## start DATA SHOWN

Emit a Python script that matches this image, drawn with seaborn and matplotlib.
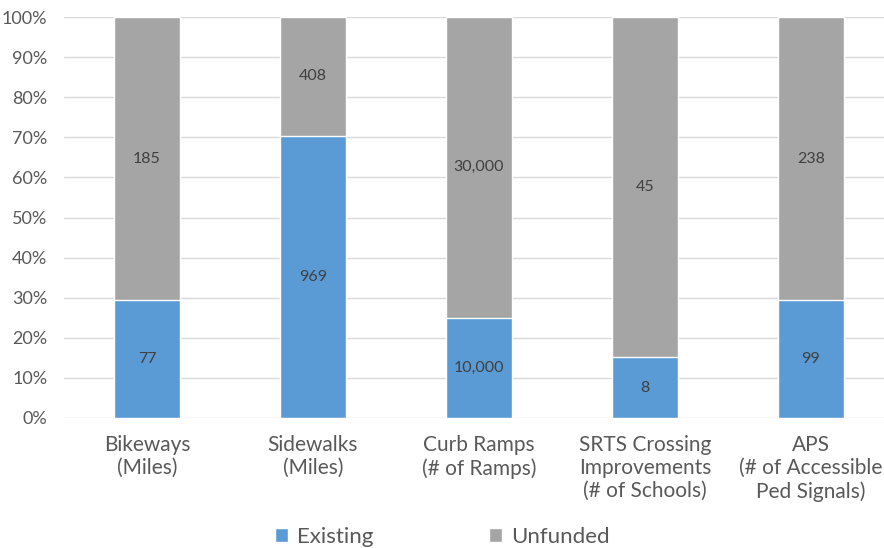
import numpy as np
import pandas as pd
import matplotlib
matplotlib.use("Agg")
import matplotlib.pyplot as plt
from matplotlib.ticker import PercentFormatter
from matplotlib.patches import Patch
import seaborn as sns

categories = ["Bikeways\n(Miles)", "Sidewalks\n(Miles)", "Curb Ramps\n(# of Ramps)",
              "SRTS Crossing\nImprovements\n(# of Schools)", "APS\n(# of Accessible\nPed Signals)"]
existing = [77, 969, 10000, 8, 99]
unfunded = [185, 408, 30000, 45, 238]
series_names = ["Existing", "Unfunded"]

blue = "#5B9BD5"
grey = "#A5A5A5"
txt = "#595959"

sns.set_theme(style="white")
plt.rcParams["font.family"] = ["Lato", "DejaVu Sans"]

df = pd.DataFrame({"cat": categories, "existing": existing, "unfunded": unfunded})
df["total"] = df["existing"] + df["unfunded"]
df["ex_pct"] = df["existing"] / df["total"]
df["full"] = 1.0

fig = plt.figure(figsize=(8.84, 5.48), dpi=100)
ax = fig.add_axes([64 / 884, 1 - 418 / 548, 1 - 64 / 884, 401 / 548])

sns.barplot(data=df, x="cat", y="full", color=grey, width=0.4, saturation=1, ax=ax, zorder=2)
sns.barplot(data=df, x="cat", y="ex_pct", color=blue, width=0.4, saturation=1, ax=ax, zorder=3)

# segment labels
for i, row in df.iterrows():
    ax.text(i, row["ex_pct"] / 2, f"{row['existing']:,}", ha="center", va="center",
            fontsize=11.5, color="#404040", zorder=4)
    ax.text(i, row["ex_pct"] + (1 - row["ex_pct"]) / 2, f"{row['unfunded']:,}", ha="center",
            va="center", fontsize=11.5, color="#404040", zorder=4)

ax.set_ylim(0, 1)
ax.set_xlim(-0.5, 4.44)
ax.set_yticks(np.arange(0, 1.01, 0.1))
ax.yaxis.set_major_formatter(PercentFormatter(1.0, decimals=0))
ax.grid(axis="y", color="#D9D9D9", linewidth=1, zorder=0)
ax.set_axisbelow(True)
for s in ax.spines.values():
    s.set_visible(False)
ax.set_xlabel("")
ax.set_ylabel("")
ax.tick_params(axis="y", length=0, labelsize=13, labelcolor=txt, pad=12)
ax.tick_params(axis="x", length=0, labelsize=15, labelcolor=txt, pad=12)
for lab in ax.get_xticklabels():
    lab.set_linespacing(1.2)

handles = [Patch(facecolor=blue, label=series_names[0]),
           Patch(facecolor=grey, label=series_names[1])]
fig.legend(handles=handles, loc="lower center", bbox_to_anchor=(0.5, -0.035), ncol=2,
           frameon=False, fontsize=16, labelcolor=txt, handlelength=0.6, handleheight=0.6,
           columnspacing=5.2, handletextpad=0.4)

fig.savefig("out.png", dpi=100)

## end DATA SHOWN
## start DATA SHOWN

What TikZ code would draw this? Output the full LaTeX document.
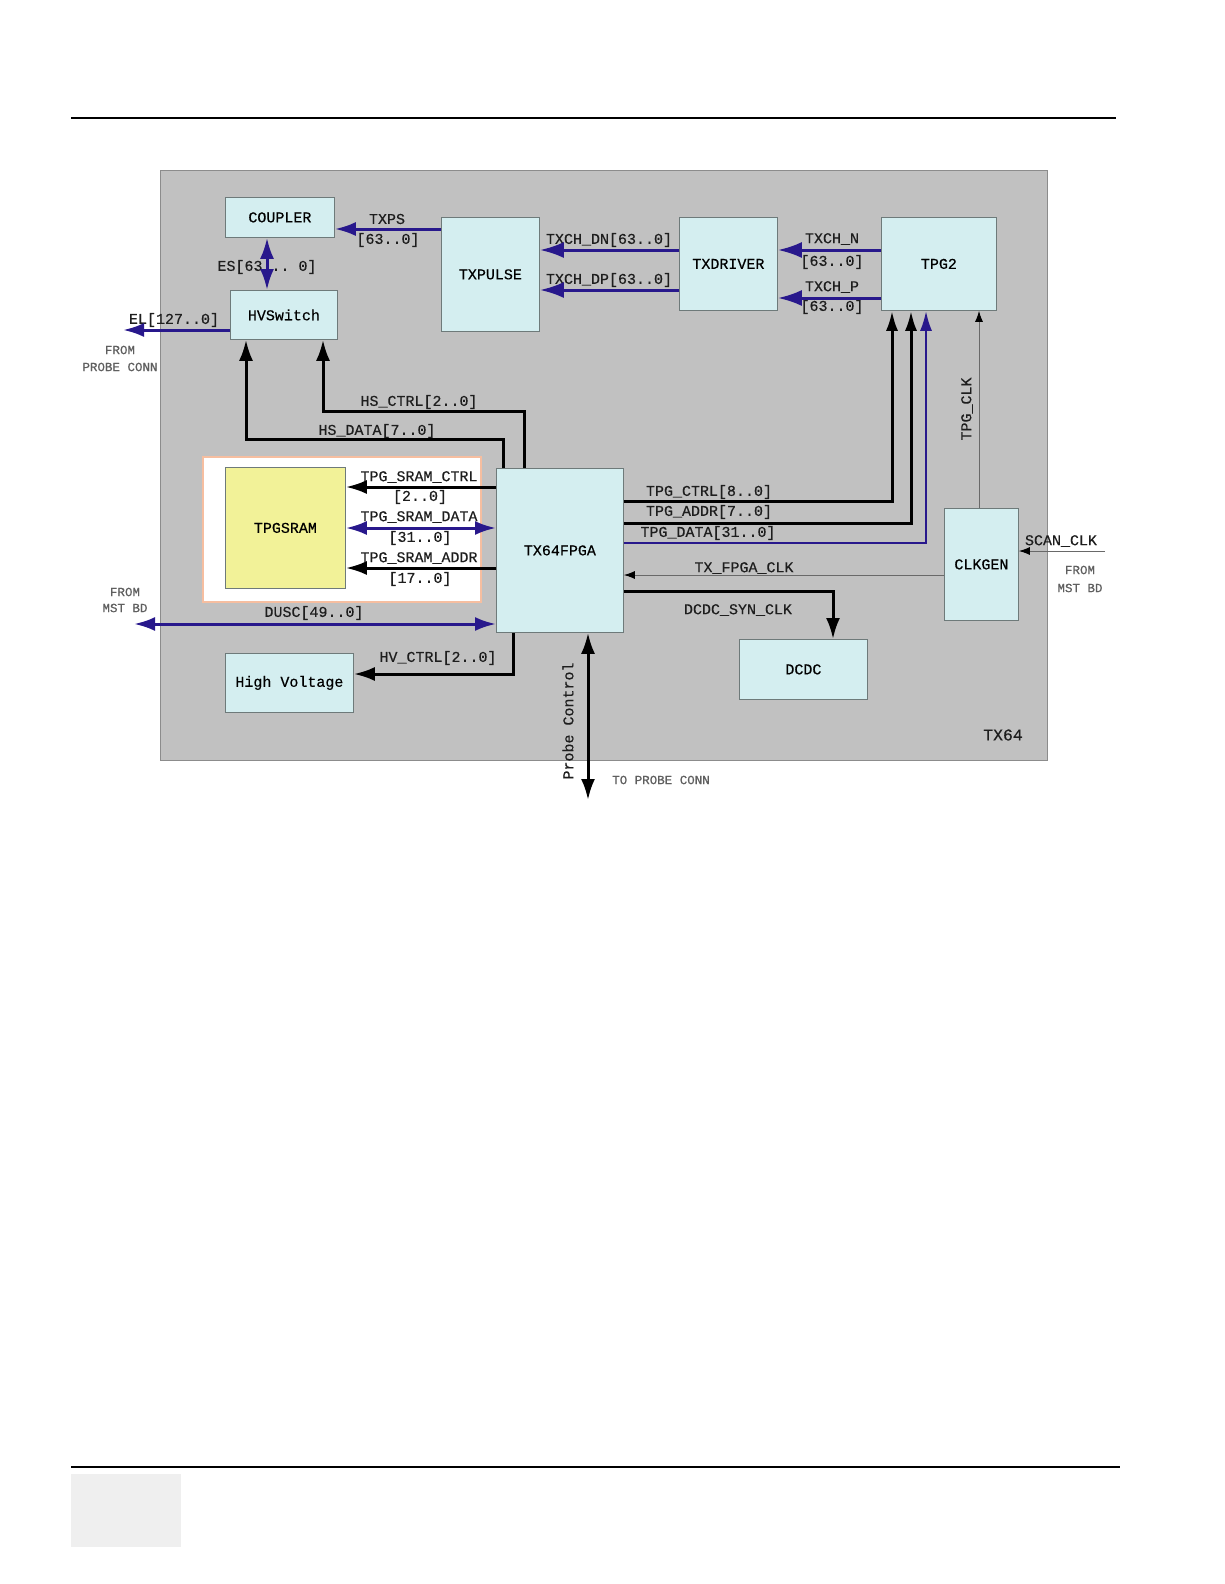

## end DATA SHOWN

### [DESCRIPTION OF THE TASK]
Scan the material above for the string "this" and report each line where you find it.

### [TASK RESPONSE]
Emit a Python script that matches this image, drawn with seaborn and matplotlib.
What TikZ code would draw this? Output the full LaTeX document.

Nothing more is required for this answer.